Fue un miércoles y el escenario no podía ser otro mejor que la Puerta del Sol madrileña. Frente al edificio que ahora ocupa la futura candidata de la derecha española se ubicaba un escenario de la Plataforma Cívica por la Salida de la España de la OTAN. Desde los balcones del hotel París, en la parte oriental de la plaza, podía verse a los dirigentes de la Coordinadora Estatal de Organizaciones Pacifistas (CEOP). Ambas entidades fueron las que aglutinaron los deseos de paz y distensión que anidaba en los miles de personas que esa anoche acudimos a celebrar el triunfo del no a permanecer en la Alianza Atlántica. Mientras conocíamos los resultados bebíamos sin control aquellas botellas de champaña barato que descorchábamos sin adivinar lo que nos venía encima. O más bien sin querer llegar a creer lo que intuíamos.

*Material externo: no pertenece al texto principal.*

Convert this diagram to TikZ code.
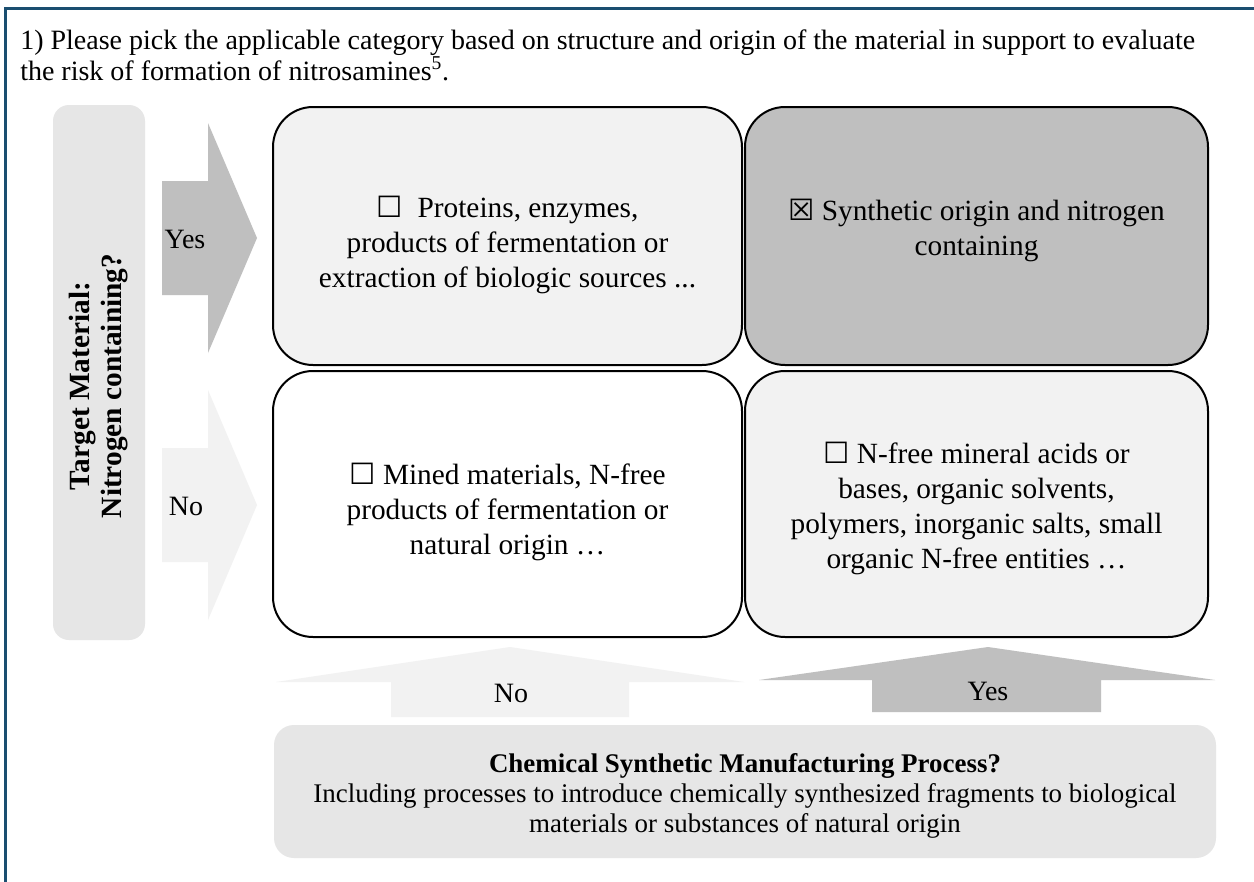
\documentclass[tikz,border=0pt]{standalone}
\usepackage{fontspec}
\setmainfont{Liberation Serif}
\newfontfamily\symfont{DejaVu Sans}
\definecolor{frameblue}{HTML}{1A4E70}
\definecolor{gA}{HTML}{F2F2F2}
\definecolor{gB}{HTML}{BFBFBF}
\definecolor{gC}{HTML}{E6E6E6}
\newcommand\unbox{{\symfont\char"2610}}
\newcommand\xbox{{\symfont\char"2612}}
\begin{document}
\begin{tikzpicture}[x=0.75pt,y=-0.75pt,
  catbox/.style={draw=black,line width=1.5pt,rounded corners=30pt,inner sep=0pt},
  cattext/.style={anchor=base,align=center,inner sep=0pt,font=\fontsize{22}{26.25}\selectfont},
  lbl/.style={font=\fontsize{21}{24}\selectfont,inner sep=0pt}]
\useasboundingbox (0,0) rectangle (1254,882);
\fill[white] (0,0) rectangle (1254,882);
% outer frame (cropped)
\draw[frameblue,line width=2.25pt] (5,900) -- (5,8) -- (1270,8);
% title
\node[anchor=base west,align=left,inner sep=0pt,font=\fontsize{21}{23.25}\selectfont] (title) at (20,80)
 {1) Please pick the applicable category based on structure and origin of the material in support to evaluate\\
  the risk of formation of nitrosamines\textsuperscript{5}.};
% left question box
\node[fill=gC,rounded corners=12pt,minimum width=69pt,minimum height=401.25pt,inner sep=0pt] (q1) at (99,372.5) {};
\node[rotate=90,align=center,inner sep=0pt,font=\bfseries\fontsize{22}{24}\selectfont] (q1t) at (99,386) {Target Material:\\Nitrogen containing?};
% left arrows
\fill[gB] (162,181) -- (208,181) -- (208,123) -- (257,238) -- (208,353) -- (208,295) -- (162,295) -- cycle;
\node[lbl] (yesL) at (185,239) {Yes};
\fill[gA] (162,448) -- (208,448) -- (208,390) -- (257,505) -- (208,620) -- (208,562) -- (162,562) -- cycle;
\node[lbl] (noL) at (186,506) {No};
% category boxes
\node[catbox,fill=gA,minimum width=351.75pt,minimum height=193.5pt] (c1) at (507.5,236) {};
\node[cattext] (c1t) at (507.5,287)
 {\unbox\ \ Proteins, enzymes,\\products of fermentation or\\extraction of biologic sources ...};
\node[catbox,fill=gB,minimum width=347.25pt,minimum height=193.5pt] (c2) at (976.5,236) {};
\node[cattext] (c2t) at (976.5,255)
 {\xbox\ Synthetic origin and nitrogen\\containing};
\node[catbox,fill=white,minimum width=351.75pt,minimum height=199.5pt] (c3) at (507.5,504) {};
\node[cattext] (c3t) at (507.5,554)
 {\unbox\ Mined materials, N-free\\products of fermentation or\\natural origin …};
\node[catbox,fill=gA,minimum width=347.25pt,minimum height=199.5pt] (c4) at (976.5,504) {};
\node[cattext] (c4t) at (976.5,568)
 {\unbox\ N-free mineral acids or\\bases, organic solvents,\\polymers, inorganic salts, small\\organic N-free entities …};
% bottom arrows
\fill[gA] (391,717) -- (391,682) -- (276,682) -- (510,647) -- (744,682) -- (629,682) -- (629,717) -- cycle;
\node[lbl] (noB) at (511,693) {No};
\fill[gB] (872,712) -- (872,680) -- (759,680) -- (988,647) -- (1215,680) -- (1101,680) -- (1101,712) -- cycle;
\node[lbl] (yesB) at (988,691) {Yes};
% bottom question box
\node[fill=gC,rounded corners=15pt,minimum width=706.5pt,minimum height=99.75pt,inner sep=0pt] (q2) at (745,791.5) {};
\node[anchor=base,align=center,inner sep=0pt,font=\fontsize{20.2}{22.5}\selectfont] (q2t) at (745,832)
 {\textbf{Chemical Synthetic Manufacturing Process?}\\
  Including processes to introduce chemically synthesized fragments to biological\\
  materials or substances of natural origin};
\end{tikzpicture}
\end{document}
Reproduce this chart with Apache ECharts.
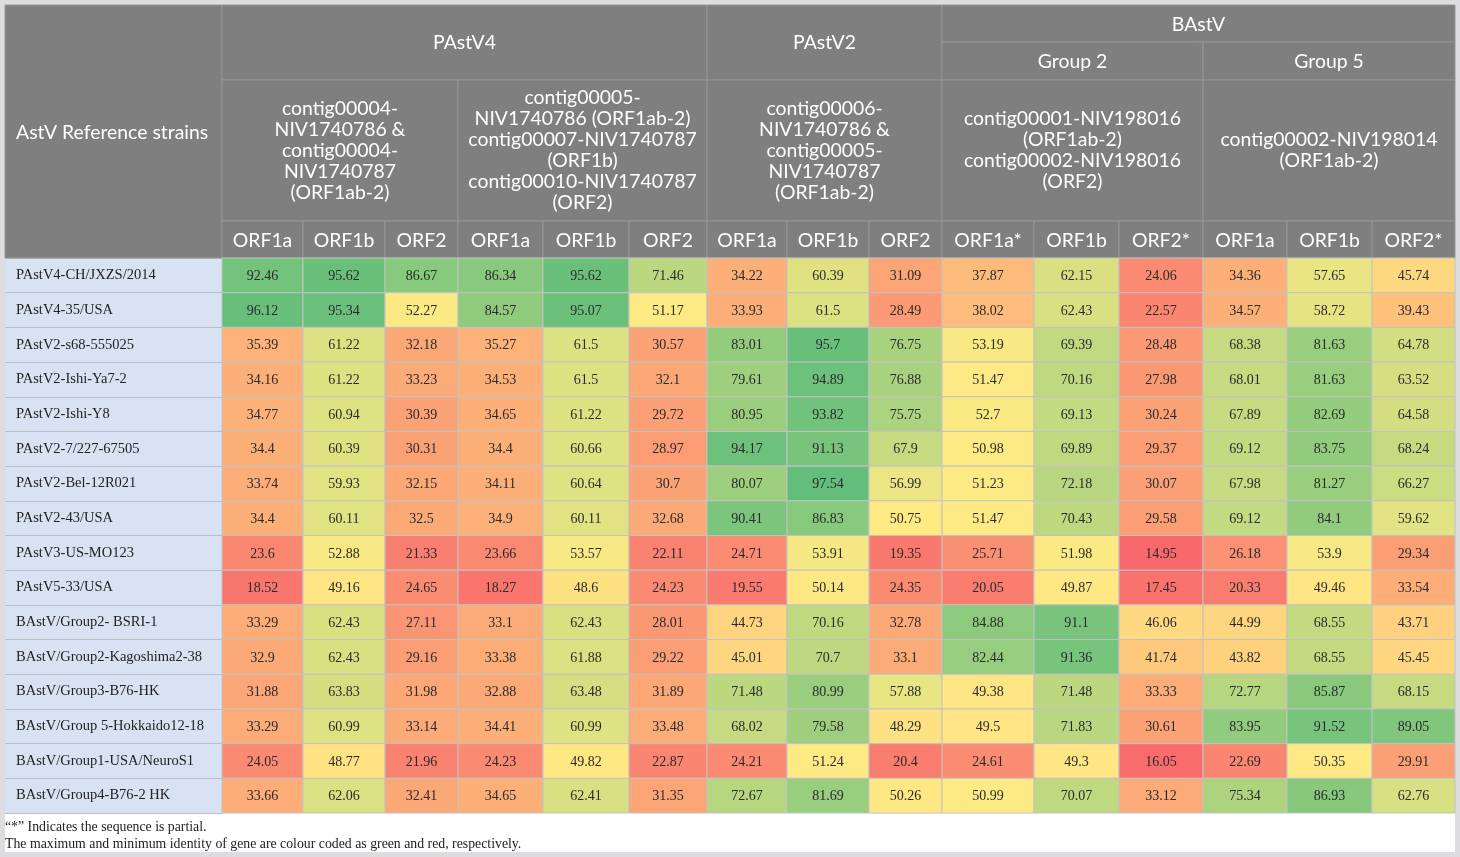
<!DOCTYPE html>
<html>
<head>
<meta charset="utf-8">
<script src="https://cdn.jsdelivr.net/npm/echarts@6/dist/echarts.min.js"></script>
<style>
html,body{margin:0;padding:0;background:#dddde0;}
#chart{width:1460px;height:857px;}
</style>
</head>
<body>
<div id="chart"></div>
<script>
// ---------- DATA ----------
const strains = [
  'PAstV4-CH/JXZS/2014','PAstV4-35/USA','PAstV2-s68-555025','PAstV2-Ishi-Ya7-2',
  'PAstV2-Ishi-Y8','PAstV2-7/227-67505','PAstV2-Bel-12R021','PAstV2-43/USA',
  'PAstV3-US-MO123','PAstV5-33/USA','BAstV/Group2- BSRI-1','BAstV/Group2-Kagoshima2-38',
  'BAstV/Group3-B76-HK','BAstV/Group 5-Hokkaido12-18','BAstV/Group1-USA/NeuroS1','BAstV/Group4-B76-2 HK'
];
const genes = ['ORF1a','ORF1b','ORF2','ORF1a','ORF1b','ORF2','ORF1a','ORF1b','ORF2',
  'ORF1a*','ORF1b','ORF2*','ORF1a','ORF1b','ORF2*'];
const virusGroups = ['PAstV4','PAstV2','BAstV'];
const subGroups = ['Group 2','Group 5'];
const contigs = [
  'contig00004-\nNIV1740786 &\ncontig00004-\nNIV1740787\n(ORF1ab-2)',
  'contig00005-\nNIV1740786 (ORF1ab-2)\ncontig00007-NIV1740787\n(ORF1b)\ncontig00010-NIV1740787\n(ORF2)',
  'contig00006-\nNIV1740786 &\ncontig00005-\nNIV1740787\n(ORF1ab-2)',
  'contig00001-NIV198016\n(ORF1ab-2)\ncontig00002-NIV198016\n(ORF2)',
  'contig00002-NIV198014\n(ORF1ab-2)'
];
const firstHeader = 'AstV Reference strains';
const notes = ['\u201c*\u201d Indicates the sequence is partial.',
  'The maximum and minimum identity of gene are colour coded as green and red, respectively.'];

const row01 = [92.46,95.62,86.67,86.34,95.62,71.46,34.22,60.39,31.09,37.87,62.15,24.06,34.36,57.65,45.74];
const row02 = [96.12,95.34,52.27,84.57,95.07,51.17,33.93,61.5,28.49,38.02,62.43,22.57,34.57,58.72,39.43];
const row03 = [35.39,61.22,32.18,35.27,61.5,30.57,83.01,95.7,76.75,53.19,69.39,28.48,68.38,81.63,64.78];
const row04 = [34.16,61.22,33.23,34.53,61.5,32.1,79.61,94.89,76.88,51.47,70.16,27.98,68.01,81.63,63.52];
const row05 = [34.77,60.94,30.39,34.65,61.22,29.72,80.95,93.82,75.75,52.7,69.13,30.24,67.89,82.69,64.58];
const row06 = [34.4,60.39,30.31,34.4,60.66,28.97,94.17,91.13,67.9,50.98,69.89,29.37,69.12,83.75,68.24];
const row07 = [33.74,59.93,32.15,34.11,60.64,30.7,80.07,97.54,56.99,51.23,72.18,30.07,67.98,81.27,66.27];
const row08 = [34.4,60.11,32.5,34.9,60.11,32.68,90.41,86.83,50.75,51.47,70.43,29.58,69.12,84.1,59.62];
const row09 = [23.6,52.88,21.33,23.66,53.57,22.11,24.71,53.91,19.35,25.71,51.98,14.95,26.18,53.9,29.34];
const row10 = [18.52,49.16,24.65,18.27,48.6,24.23,19.55,50.14,24.35,20.05,49.87,17.45,20.33,49.46,33.54];
const row11 = [33.29,62.43,27.11,33.1,62.43,28.01,44.73,70.16,32.78,84.88,91.1,46.06,44.99,68.55,43.71];
const row12 = [32.9,62.43,29.16,33.38,61.88,29.22,45.01,70.7,33.1,82.44,91.36,41.74,43.82,68.55,45.45];
const row13 = [31.88,63.83,31.98,32.88,63.48,31.89,71.48,80.99,57.88,49.38,71.48,33.33,72.77,85.87,68.15];
const row14 = [33.29,60.99,33.14,34.41,60.99,33.48,68.02,79.58,48.29,49.5,71.83,30.61,83.95,91.52,89.05];
const row15 = [24.05,48.77,21.96,24.23,49.82,22.87,24.21,51.24,20.4,24.61,49.3,16.05,22.69,50.35,29.91];
const row16 = [33.66,62.06,32.41,34.65,62.41,31.35,72.67,81.69,50.26,50.99,70.07,33.12,75.34,86.93,62.76];
const rows = [row01,row02,row03,row04,row05,row06,row07,row08,row09,row10,row11,row12,row13,row14,row15,row16];

// ---------- LAYOUT (pixels) ----------
const colWidths = [81,82,73,85,86,78,80,82,73,92,85,84,84,85,83];
const L = 222, R = 1455, TOP = 5, DATA_TOP = 258, DATA_BOT = 813, OUT = 5;
const HEAD_Y = [5, 42, 80, 221, 258];
const colEdges = [0];
colWidths.forEach(w => colEdges.push(colEdges[colEdges.length-1] + w));
const X = i => L + colEdges[i];

// ---------- build series data ----------
const cells = [];
const allVals = [];
rows.forEach((r, ri) => r.forEach((v, ci) => { cells.push([ci, ri, v]); allVals.push(v); }));
const sorted = allVals.slice().sort((a,b)=>a-b);
const vmin = sorted[0], vmax = sorted[sorted.length-1];
const n = sorted.length;
const median = n % 2 ? sorted[(n-1)/2] : (sorted[n/2-1] + sorted[n/2]) / 2;

// 3-colour scale red - yellow - green (yellow at median)
function hex(c){return [parseInt(c.slice(1,3),16),parseInt(c.slice(3,5),16),parseInt(c.slice(5,7),16)];}
const cR = hex('#F8696B'), cY = hex('#FFEB84'), cG = hex('#63BE7B');
const fMid = (median - vmin) / (vmax - vmin);
const stops = [];
const NS = 60;
for (let i = 0; i <= NS; i++) {
  const f = i / NS;
  let a, b, t;
  if (f <= fMid) { a = cR; b = cY; t = f / fMid; } else { a = cY; b = cG; t = (f - fMid) / (1 - fMid); }
  const c = a.map((x, k) => Math.round(x + (b[k] - x) * t));
  stops.push('rgb(' + c.join(',') + ')');
}

// ---------- header graphics ----------
const HEAD_BG = '#7f7f7f', HEAD_LINE = '#969696';
const headFont = '19.4px Lato';
const g = [];
g.push({type:'rect', shape:{x:OUT, y:OUT, width:1460-2*OUT, height:852-OUT}, style:{fill:'#ffffff'}, z:0});
g.push({type:'rect', shape:{x:OUT, y:DATA_TOP, width:L-OUT, height:DATA_BOT-DATA_TOP}, style:{fill:'#d9e2f3'}, z:0});
function cell(x, y, w, h, text, opts) {
  opts = opts || {};
  g.push({type:'rect', shape:{x:x, y:y, width:w, height:h}, style:{fill:HEAD_BG, stroke:HEAD_LINE, lineWidth:1}, z:1});
  g.push({type:'text', z:2, style:{
    text:text, x: opts.left ? x + 11 : x + w/2, y: y + h/2 + (opts.dy || 0),
    fill:'#ffffff', font: headFont, lineHeight:21,
    align: opts.left ? 'left' : 'center', textAlign: opts.left ? 'left' : 'center',
    verticalAlign:'middle', textVerticalAlign:'middle'}});
}
cell(OUT, TOP, L-OUT, DATA_TOP-TOP, firstHeader, {left:true, dy:1});
cell(X(0), HEAD_Y[0], X(6)-X(0), HEAD_Y[2]-HEAD_Y[0], virusGroups[0]);
cell(X(6), HEAD_Y[0], X(9)-X(6), HEAD_Y[2]-HEAD_Y[0], virusGroups[1]);
cell(X(9), HEAD_Y[0], X(15)-X(9), HEAD_Y[1]-HEAD_Y[0], virusGroups[2], {dy:1});
cell(X(9), HEAD_Y[1], X(12)-X(9), HEAD_Y[2]-HEAD_Y[1], subGroups[0], {dy:1});
cell(X(12), HEAD_Y[1], X(15)-X(12), HEAD_Y[2]-HEAD_Y[1], subGroups[1], {dy:1});
contigs.forEach((t, i) => cell(X(3*i), HEAD_Y[2], X(3*i+3)-X(3*i), HEAD_Y[3]-HEAD_Y[2], t, {dy:0}));
genes.forEach((t, i) => cell(X(i), HEAD_Y[3], X(i+1)-X(i), HEAD_Y[4]-HEAD_Y[3], t, {dy:1}));
notes.forEach((t, i) => g.push({type:'text', z:2, style:{text:t, x:OUT, y:827 + i*17,
  fill:'#222222', font:'13.8px "Liberation Serif"', align:'left', textAlign:'left',
  verticalAlign:'middle', textVerticalAlign:'middle'}}));

// ---------- chart ----------
const chart = echarts.init(document.getElementById('chart'), null, {renderer:'canvas'});
chart.setOption({
  backgroundColor:'#dddde0',
  animation:false,
  grid:{left:L, right:1460-R, top:DATA_TOP, bottom:857-DATA_BOT, containLabel:false},
  xAxis:{type:'value', min:0, max:colEdges[colEdges.length-1], show:false},
  yAxis:{type:'category', data:strains, inverse:true,
    axisLine:{show:true, lineStyle:{color:'#b5b5b5'}},
    axisTick:{show:true, length:L-OUT, lineStyle:{color:'#b9bec9'}},
    axisLabel:{interval:0, align:'left', margin:L-16, color:'#222222',
      fontFamily:'Liberation Serif', fontSize:14.5, padding:[4,0,0,0]},
    splitLine:{show:false}},
  visualMap:{show:false, type:'continuous', dimension:2, seriesIndex:0,
    min:vmin, max:vmax, inRange:{color:stops}},
  graphic:{elements:g},
  series:[{
    type:'custom', data:cells, z:3,
    renderItem:function(params, api){
      const c = api.value(0), r = api.value(1), v = api.value(2);
      const p0 = api.coord([colEdges[c], r]);
      const p1 = api.coord([colEdges[c+1], r]);
      const h = api.size([0, 1])[1];
      return {type:'group', children:[
        {type:'rect', shape:{x:p0[0], y:p0[1]-h/2, width:p1[0]-p0[0], height:h},
          style:{fill:api.visual('color'), stroke:'#c2c2c2', lineWidth:1}},
        {type:'text', style:{text:String(v), x:(p0[0]+p1[0])/2, y:p0[1]+1,
          fill:'#2a2a2a', font:'14px "Liberation Serif"',
          align:'center', textAlign:'center', verticalAlign:'middle', textVerticalAlign:'middle'}}
      ]};
    }
  }]
});
</script>
</body>
</html>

Esa mañana yo había votado en un colegio público del barrio de Usera. La conversación de dos mujeres mayores que iban delante de mí ya aventuraba lo que iba a ocurrir. Citaban las palabras de la entonces líder de las tardes de la radio española, Encarna Sánchez, quien cuestionaba a los supuestos españoles que no quieren la protección militar de los Estados Unidos y sin embargo estaban encantados con las hamburguesas y las coca colas. Ay, Dios mío, que el mensaje ha calado, pensaba yo antes de depositar la papeleta. Entre las homilías de Directamente Encarna y la entrevista de esa semana a Felipe González en la que se preguntaba quién iba a gestionar una posible victoria del no para abandonar la OTAN, las cartas estaban sobre la mesa.
Por cierto, en esa campaña la derecha de entonces, como la de ahora, demostró su falta de sentido de Estado y de convicciones pidiendo la abstención en el referéndum. Es que ni el Manuel Fraga de entonces, ni los José María Aznar, Mariano Rajoy o Pablo Casado que sucedieron al exministro franquista -y no digamos el Núñez Feijoo de ahora- han sido capaces de tener una mirada de altura ya sea frente al fin del terrorismo etarra, la crisis de 2008, el debate territorial del independentismo o la pandemia. En la Alianza Popular de entonces, como en el actual PP, siempre ha primado el más puro interés electoralista y destructivo del adversario político, cuyo origen está en la creencia de que el poder y el gobierno siempre están reservados por derecho divino para la derecha. En ese contexto, la derecha española no era consecuente con sus postulados, y todo con tal de hacer daño a Felipe González y al PSOE de la época.
Pero volvamos a esa noche del 12 de marzo de 1986. Quienes habíamos formado parte del movimiento anti-OTAN no queríamos escuchar los resultados del voto por comunidades autónomas, a excepción de los de Canarias, el País Vasco, Cataluña y Navarra. En ellas ganaba el no, y la euforia iba acompañada de la apertura de más botellas de champaña barato. Mientras tanto, en las restantes, los resultados se decantaban por el voto afirmativo promovido por el Ejecutivo socialista con aquellas tres consideraciones para seguir en la Alianza: la no incorporación a la estructura militar integrada; la prohibición de instalar, almacenar o introducir armas nucleares, y la reducción progresiva de la presencia militar de los Estados Unidos en España. Casi nada. Éramos muy jóvenes e ingenuos. Como ahora. Recuerdo que me dirigí a una de las cabinas telefónicas de la plaza y llamé a casa, a Yecla. Había ganado el no por un escaso margen de votos. Nueva botella y nuevos brindis.
Y en esas que un grupo de fotógrafos y de cámaras de televisión se arremolinan en torno a un grupo de personas que mantenían la sonrisa pese a la desolación que se avecinaba. Entre aquellos rostros iluminados por los flases y los focos estaba Antonio Gala. Era el portavoz de la Plataforma Cívica. Y allí que me dirigí desinhibido por el nivel etílico causado por aquella bebida espumosa que hasta entonces solo probaba en la Nochevieja.
Don Antonio, don Antonio, suba el ánimo que estamos muy orgullosos de usted, le espeté al insigne intelectual comprometido con el pacifismo. Creo, sinceramente, que no salió de su asombro cuando le estampé un par de besos en sus mejillas en señal de reconocimiento y cariño. Unos besos que siempre he mantenido vivos en el recuerdo de una noche en la que nos dimos de bruces con la realidad. Como a la que en más ocasiones nos hemos enfrentado en esta larga noche neoliberal que atravesamos. Don Antonio, descanse en paz.